The Earned Income Tax Credit, or EITC, is a tax credit designed to help low- to moderate- income working individuals and couples get ahead and put more money back in their pockets. It can provide a significant boost to your tax refund each year if you meet certain criteria.
For instance, if you are employed, but your earnings fall into what the IRS considers a lower income level based on the size of your family, you may be eligible for the credit.
The maximum EITC credit available in 2015 is $6,242.
The easiest way to determine your EITC is to enter your information into TaxAct, which will automatically calculate the credit based on the details included in your return.
Below are a few common questions and answers about the EITC.
1. Do I qualify for the EITC even if I didn’t have any income tax withheld and I’m not required to file a tax return?
Yes! Thanks to the EITC, you can get money back even if you didn’t have income tax withheld or pay estimated income tax. This type of tax benefit is called a refundable credit.
However, you must file a tax return to qualify for the credit, even if you otherwise would not need to file.
2. Do I have to earn a very low income to claim the Earned Income Tax Credit?
If you have no qualifying children, you must earn a relatively low income to be eligible for the EITC. In 2015, for example, you must earn less than $14,820 to meet the requirements for the credit ($20,330 married filing jointly) if you have no qualifying children.
However, if you have just one qualifying child and make $39,131 or less, you might be surprised to find you qualify for the EITC.
3. Who qualifies for the Earned Income Tax Credit?
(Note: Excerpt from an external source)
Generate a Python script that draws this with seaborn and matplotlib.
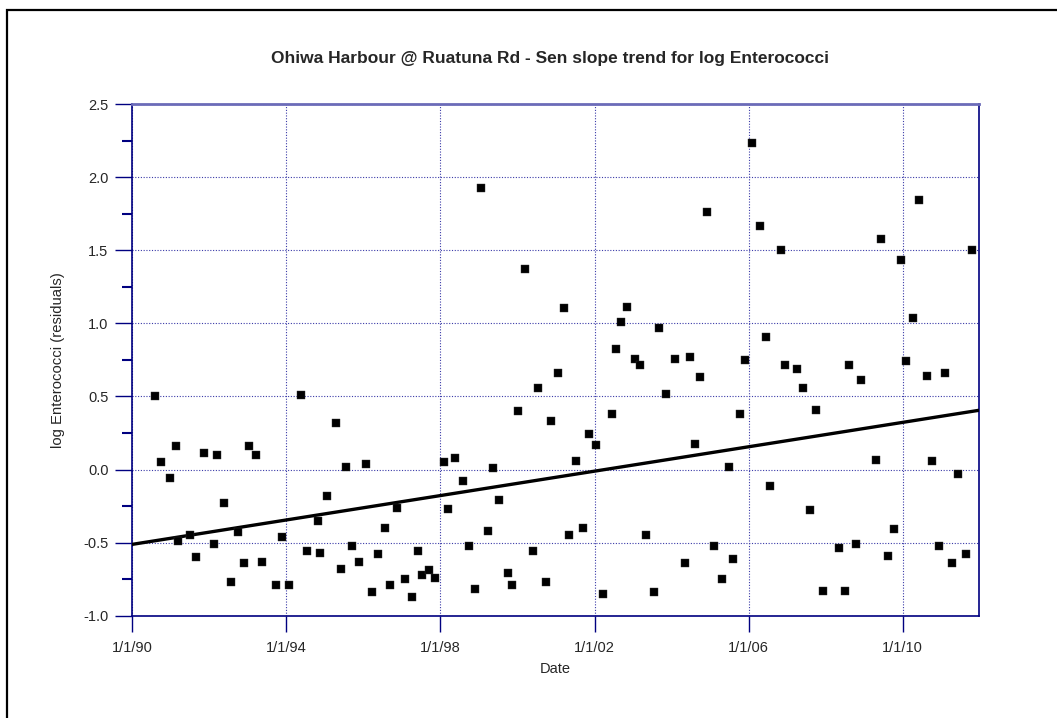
import numpy as np
import pandas as pd
import matplotlib
matplotlib.use("Agg")
import matplotlib.pyplot as plt
import matplotlib.dates as mdates
from matplotlib.ticker import FixedLocator, FuncFormatter, MultipleLocator
from matplotlib.patches import Rectangle
import seaborn as sns

# ---- data (decimal year, residual) ----
sample_years = [
    1990.60, 1990.74, 1990.97, 1991.13, 1991.19, 1991.50, 1991.65, 1991.85,
    1992.12, 1992.21, 1992.39, 1992.56, 1992.74, 1992.89, 1993.03, 1993.20,
    1993.36, 1993.74, 1993.88, 1994.06, 1994.38, 1994.53, 1994.82, 1994.88,
    1995.05, 1995.30, 1995.41, 1995.56, 1995.70, 1995.89, 1996.06, 1996.23,
    1996.38, 1996.56, 1996.70, 1996.88, 1997.09, 1997.26, 1997.41, 1997.53,
    1997.70, 1997.85, 1998.08, 1998.20, 1998.38, 1998.58, 1998.73, 1998.90,
    1999.05, 1999.23, 1999.37, 1999.52, 1999.76, 1999.87, 2000.02, 2000.20,
    2000.40, 2000.52, 2000.73, 2000.87, 2001.04, 2001.20, 2001.35, 2001.52,
    2001.69, 2001.85, 2002.05, 2002.22, 2002.46, 2002.55, 2002.70, 2002.84,
    2003.05, 2003.19, 2003.34, 2003.54, 2003.67, 2003.86, 2004.10, 2004.34,
    2004.49, 2004.60, 2004.75, 2004.93, 2005.10, 2005.31, 2005.48, 2005.60,
    2005.78, 2005.92, 2006.10, 2006.30, 2006.45, 2006.56, 2006.83, 2006.95,
    2007.25, 2007.42, 2007.60, 2007.74, 2007.92, 2008.34, 2008.51, 2008.60,
    2008.78, 2008.92, 2009.31, 2009.44, 2009.63, 2009.77, 2009.95, 2010.09,
    2010.27, 2010.42, 2010.62, 2010.77, 2010.95, 2011.09, 2011.27, 2011.44,
    2011.65, 2011.80,
]
residuals = [
    0.50, 0.05, -0.06, 0.16, -0.49, -0.45, -0.60, 0.11,
    -0.51, 0.10, -0.23, -0.77, -0.43, -0.64, 0.16, 0.10,
    -0.63, -0.79, -0.46, -0.79, 0.51, -0.56, -0.35, -0.57,
    -0.18, 0.32, -0.68, 0.02, -0.52, -0.63, 0.035, -0.84,
    -0.58, -0.40, -0.79, -0.26, -0.75, -0.87, -0.56, -0.72,
    -0.69, -0.74, 0.05, -0.27, 0.08, -0.08, -0.52, -0.82,
    1.926, -0.42, 0.01, -0.21, -0.71, -0.79, 0.40, 1.373,
    -0.56, 0.56, -0.77, 0.33, 0.66, 1.105, -0.45, 0.06,
    -0.40, 0.24, 0.17, -0.85, 0.38, 0.826, 1.01, 1.11,
    0.756, 0.717, -0.45, -0.84, 0.97, 0.516, 0.756, -0.64,
    0.77, 0.174, 0.63, 1.76, -0.52, -0.75, 0.02, -0.61,
    0.38, 0.75, 2.235, 1.668, 0.904, -0.11, 1.499, 0.717,
    0.69, 0.555, -0.28, 0.41, -0.83, -0.54, -0.83, 0.717,
    -0.51, 0.61, 0.067, 1.577, -0.59, -0.405, 1.435, 0.74,
    1.034, 1.84, 0.64, 0.06, -0.52, 0.66, -0.64, -0.03,
    -0.58, 1.499,
]
trend_dates = ["1990-01-01", "2011-12-26"]
trend_values = [-0.512, 0.405]
x_tick_dates = ["1990-01-01", "1994-01-01", "1998-01-01", "2002-01-01", "2006-01-01", "2010-01-01"]
y_ticks = [-1.0, -0.5, 0.0, 0.5, 1.0, 1.5, 2.0, 2.5]

title = "Ohiwa Harbour @ Ruatuna Rd - Sen slope trend for log Enterococci"
xlabel = "Date"
ylabel = "log Enterococci (residuals)"


def to_date(y):
    return pd.Timestamp("1990-01-01") + pd.to_timedelta((y - 1990.0) * 365.25, unit="D")


df = pd.DataFrame({"date": [to_date(y) for y in sample_years], "value": residuals})
trend = pd.DataFrame({"date": pd.to_datetime(trend_dates), "value": trend_values})

sns.set_style("white")
plt.rcParams["font.family"] = ["Liberation Sans", "DejaVu Sans"]

W, H = 1057, 718
fig = plt.figure(figsize=(W / 100, H / 100), dpi=100)
ax = fig.add_axes([132.3 / W, 1 - 615.7 / H, (979 - 132.3) / W, (615.7 - 104) / H])

navy = "#000080"
grid_c = "#3a3aa8"

ax.grid(True, color=grid_c, linestyle=(0, (1, 1.5)), linewidth=0.8, zorder=0)
ax.set_axisbelow(True)

sns.lineplot(data=trend, x="date", y="value", color="black", linewidth=2.4, ax=ax, zorder=3)
sns.scatterplot(data=df, x="date", y="value", marker="s", s=40, color="black",
                edgecolor="#333333", linewidth=0.3, ax=ax, zorder=4)

ax.set_xlim(pd.Timestamp("1990-01-01"), pd.Timestamp("2011-12-26"))
ax.set_ylim(-1.0, 2.5)

ax.xaxis.set_major_locator(FixedLocator(mdates.date2num(pd.to_datetime(x_tick_dates))))


def fmt_date(x, pos):
    d = mdates.num2date(x)
    return f"{d.month}/{d.day}/{d.year % 100:02d}"


ax.xaxis.set_major_formatter(FuncFormatter(fmt_date))
ax.yaxis.set_major_locator(FixedLocator(y_ticks))
ax.yaxis.set_minor_locator(MultipleLocator(0.25))
ax.yaxis.set_major_formatter(FuncFormatter(lambda v, p: f"{v:.1f}"))

ax.tick_params(axis="y", which="major", direction="out", length=12.2, width=1.0,
               color=navy, labelsize=10.5, pad=5, left=True)
ax.tick_params(axis="y", which="minor", direction="out", length=7.2, width=1.5,
               color=navy, left=True)
ax.tick_params(axis="x", which="major", direction="out", length=11.5, width=1.0,
               color=navy, labelsize=10.5, pad=7, bottom=True)

for side in ["left", "bottom", "right"]:
    ax.spines[side].set_color(navy)
    ax.spines[side].set_linewidth(1.2)
ax.spines["top"].set_color("#6b6bb8")
ax.spines["top"].set_linewidth(2.0)

ax.set_xlabel(xlabel, fontsize=10.5, labelpad=5)
ax.set_ylabel(ylabel, fontsize=10.7, labelpad=13)

fig.text(550 / W, 1 - 59 / H, title, ha="center", va="center", fontsize=12.5, fontweight="bold")

fig.add_artist(Rectangle((7 / W, -0.05), 1.2, (1 - 10 / H) + 0.05, transform=fig.transFigure,
                         fill=False, edgecolor="black", linewidth=1.6, clip_on=False))

fig.savefig("out.png", dpi=100)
You must meet the following qualifications to claim the credit for 2015:
- Your earned income and adjusted gross income falls under these limits:
|Number of Children Living with You||Maximum Adjusted Gross Income and Earned Income|
|0||$14,820 ($20,330 married filing jointly)|
|1||$39,131 (44,651 married filing jointly)|
|2||$44,454 (49,974 married filing jointly)|
|3 or more||$47,747 ($53,267 if married filing jointly)|
- You (plus your spouse if you are married) and your children have Social Security numbers.
- You earn income either working for yourself or as an employee.
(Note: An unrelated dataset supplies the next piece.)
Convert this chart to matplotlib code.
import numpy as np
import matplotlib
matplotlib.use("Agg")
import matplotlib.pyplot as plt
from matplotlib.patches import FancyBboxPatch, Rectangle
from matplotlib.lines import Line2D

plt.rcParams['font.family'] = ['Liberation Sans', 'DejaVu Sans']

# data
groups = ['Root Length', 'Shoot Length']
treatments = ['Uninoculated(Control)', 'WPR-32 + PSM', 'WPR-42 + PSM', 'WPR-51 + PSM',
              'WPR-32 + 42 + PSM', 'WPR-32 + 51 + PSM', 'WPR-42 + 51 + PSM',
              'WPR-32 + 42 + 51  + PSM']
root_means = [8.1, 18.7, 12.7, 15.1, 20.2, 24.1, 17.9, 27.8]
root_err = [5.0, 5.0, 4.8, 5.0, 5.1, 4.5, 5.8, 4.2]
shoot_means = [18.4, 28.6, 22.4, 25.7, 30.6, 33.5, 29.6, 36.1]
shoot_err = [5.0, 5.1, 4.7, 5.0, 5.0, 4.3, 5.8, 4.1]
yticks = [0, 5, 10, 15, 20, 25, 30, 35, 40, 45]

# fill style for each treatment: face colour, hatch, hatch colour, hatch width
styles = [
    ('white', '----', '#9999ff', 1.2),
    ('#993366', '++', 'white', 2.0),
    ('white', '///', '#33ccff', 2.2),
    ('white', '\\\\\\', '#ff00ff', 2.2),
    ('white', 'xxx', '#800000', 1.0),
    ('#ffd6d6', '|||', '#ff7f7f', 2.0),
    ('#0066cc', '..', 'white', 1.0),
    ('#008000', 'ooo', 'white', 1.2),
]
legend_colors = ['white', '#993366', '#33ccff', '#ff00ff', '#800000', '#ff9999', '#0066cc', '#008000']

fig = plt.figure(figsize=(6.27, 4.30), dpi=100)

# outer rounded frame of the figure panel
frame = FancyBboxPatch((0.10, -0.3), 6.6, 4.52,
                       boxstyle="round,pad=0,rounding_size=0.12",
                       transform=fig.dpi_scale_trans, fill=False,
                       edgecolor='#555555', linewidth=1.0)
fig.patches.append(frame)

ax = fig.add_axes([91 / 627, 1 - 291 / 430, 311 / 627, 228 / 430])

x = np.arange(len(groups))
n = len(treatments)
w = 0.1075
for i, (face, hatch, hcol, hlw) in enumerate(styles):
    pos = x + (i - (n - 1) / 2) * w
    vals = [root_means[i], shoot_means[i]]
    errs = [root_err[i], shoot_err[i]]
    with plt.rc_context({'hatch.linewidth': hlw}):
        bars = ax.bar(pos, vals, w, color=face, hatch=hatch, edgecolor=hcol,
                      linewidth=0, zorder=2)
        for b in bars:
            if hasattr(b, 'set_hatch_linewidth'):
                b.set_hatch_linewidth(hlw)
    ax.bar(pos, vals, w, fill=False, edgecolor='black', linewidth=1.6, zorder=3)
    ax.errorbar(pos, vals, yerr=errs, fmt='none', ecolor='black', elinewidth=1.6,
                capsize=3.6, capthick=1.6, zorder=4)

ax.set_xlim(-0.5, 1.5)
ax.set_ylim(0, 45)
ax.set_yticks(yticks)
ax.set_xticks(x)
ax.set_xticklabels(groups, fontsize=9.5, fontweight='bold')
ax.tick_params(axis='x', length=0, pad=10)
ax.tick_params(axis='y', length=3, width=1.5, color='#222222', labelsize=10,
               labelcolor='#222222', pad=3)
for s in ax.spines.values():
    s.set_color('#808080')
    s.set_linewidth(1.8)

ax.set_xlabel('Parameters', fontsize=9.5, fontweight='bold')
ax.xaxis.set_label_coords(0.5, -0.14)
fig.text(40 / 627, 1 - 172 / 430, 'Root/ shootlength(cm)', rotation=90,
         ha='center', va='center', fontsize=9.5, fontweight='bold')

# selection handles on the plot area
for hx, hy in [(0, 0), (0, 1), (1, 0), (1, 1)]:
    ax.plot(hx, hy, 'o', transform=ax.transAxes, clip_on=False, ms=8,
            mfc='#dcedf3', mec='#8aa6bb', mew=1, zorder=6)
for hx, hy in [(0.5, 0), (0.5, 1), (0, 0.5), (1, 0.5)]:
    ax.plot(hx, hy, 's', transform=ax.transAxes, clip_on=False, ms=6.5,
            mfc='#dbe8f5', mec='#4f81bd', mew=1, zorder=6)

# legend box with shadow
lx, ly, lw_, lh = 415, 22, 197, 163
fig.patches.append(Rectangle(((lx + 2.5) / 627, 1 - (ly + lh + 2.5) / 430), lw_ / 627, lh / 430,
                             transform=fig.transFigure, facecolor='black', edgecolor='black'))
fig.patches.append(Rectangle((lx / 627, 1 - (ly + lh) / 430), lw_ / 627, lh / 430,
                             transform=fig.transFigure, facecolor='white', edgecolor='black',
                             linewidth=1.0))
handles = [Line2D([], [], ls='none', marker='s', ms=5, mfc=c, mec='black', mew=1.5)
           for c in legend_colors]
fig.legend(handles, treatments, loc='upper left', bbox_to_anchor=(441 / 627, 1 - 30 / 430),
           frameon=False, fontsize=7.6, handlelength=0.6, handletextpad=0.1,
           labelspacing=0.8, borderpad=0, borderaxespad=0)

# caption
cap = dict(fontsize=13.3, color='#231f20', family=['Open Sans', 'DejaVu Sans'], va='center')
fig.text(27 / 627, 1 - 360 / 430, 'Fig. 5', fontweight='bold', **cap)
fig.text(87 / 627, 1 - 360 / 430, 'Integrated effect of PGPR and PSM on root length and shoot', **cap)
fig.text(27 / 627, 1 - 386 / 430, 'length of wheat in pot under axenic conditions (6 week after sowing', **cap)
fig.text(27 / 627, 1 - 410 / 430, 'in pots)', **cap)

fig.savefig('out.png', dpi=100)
- You do not use the Married Filing Separately filing status.
- You are a U.S. citizen or resident alien all year, a nonresident alien married to a U.S. citizen or a resident alien and filing a joint return.
- Someone else cannot claim you as a qualifying child for the EITC.
- You do not have foreign earned income for which you must file Form 2555 or Form 2555 EZ.
- You do not have more than $3,400 in interest, dividends or other investment income.
- If you do not have a qualifying child, you must:
- Be between the ages of 25 and 65 at the end of the year
- Have lived in the United States for more than half the year
- Not be the qualifying child of another person
4. Does military combat pay affect my credit?
If you receive combat pay, you can choose whether or not to include it in your taxable income.
Ordinarily, combat pay is not included in your taxable income. However, depending on your total earned income and family size excluding combat income from your taxable income could reduce the amount of EITC for which you qualify. You may be better off counting the combat pay as taxable income in those cases.
But remember, this decision is all-or-nothing. You must include all of your combat pay or none of it in your taxable income.
5. Can I have my Earned Income Tax Credit added to my paycheck throughout the year?
In past years, the IRS allowed taxpayers to receive the Advance Earned Income Credit throughout the year. However, in 2010 it was repealed and is no longer available.
6. Can I claim the Earned Income Tax Credit even if my child’s other parent claims him as a dependent?
If your child lived with you more than half the year, you generally take the EITC based on the child, regardless of who takes the dependency exemption.
The number of children you claim as dependents is not always the same number of children who qualify you for the EITC. If the time is equal, the parent with the higher adjusted gross income takes the credit.
Only one person can claim the same child. Noncustodial parents can’t claim children for purposes of the EITC.
Your qualifying child for the EITC must meet the following qualifications:
- Age or disability. At the end of the filing year, the child was under age 19, or younger than 24 and a full-time student for at least 5 months of the year. The child must be younger than you (or your spouse if you file a joint return.) He or she can be any age if permanently and totally disabled.
- Relationship to you. A child for the EITC can be your son, daughter, stepchild, brother, sister, half-sibling, step-sibling, foster child, adopted child or a descendent of any of these.
- The child must have lived with you in the United States for more than half the year. If you file a joint return, you can include time the child lived with your spouse.
- No joint return. Your child must not have filed a joint return with his or her spouse, unless it was only filed to claim a refund and he or she was not required to file a return.
7. I should have claimed the Earned Income Tax Credit in prior years, but I didn’t. Can I go back and claim the credit now?
If you filed your taxes from a previous year, but didn’t claim the EITC, you can file an amended return and receive the associated credit.
If you didn’t receive the credit because you didn’t file, or because you weren’t aware you could claim a child that was living with you, you must file a separate return for each year in which you qualified.
However, you can’t go back indefinitely. You can generally only file an amended return for the past three years. Use TaxAct to file Form 1040X, Amended U.S. Individual Income Tax Return.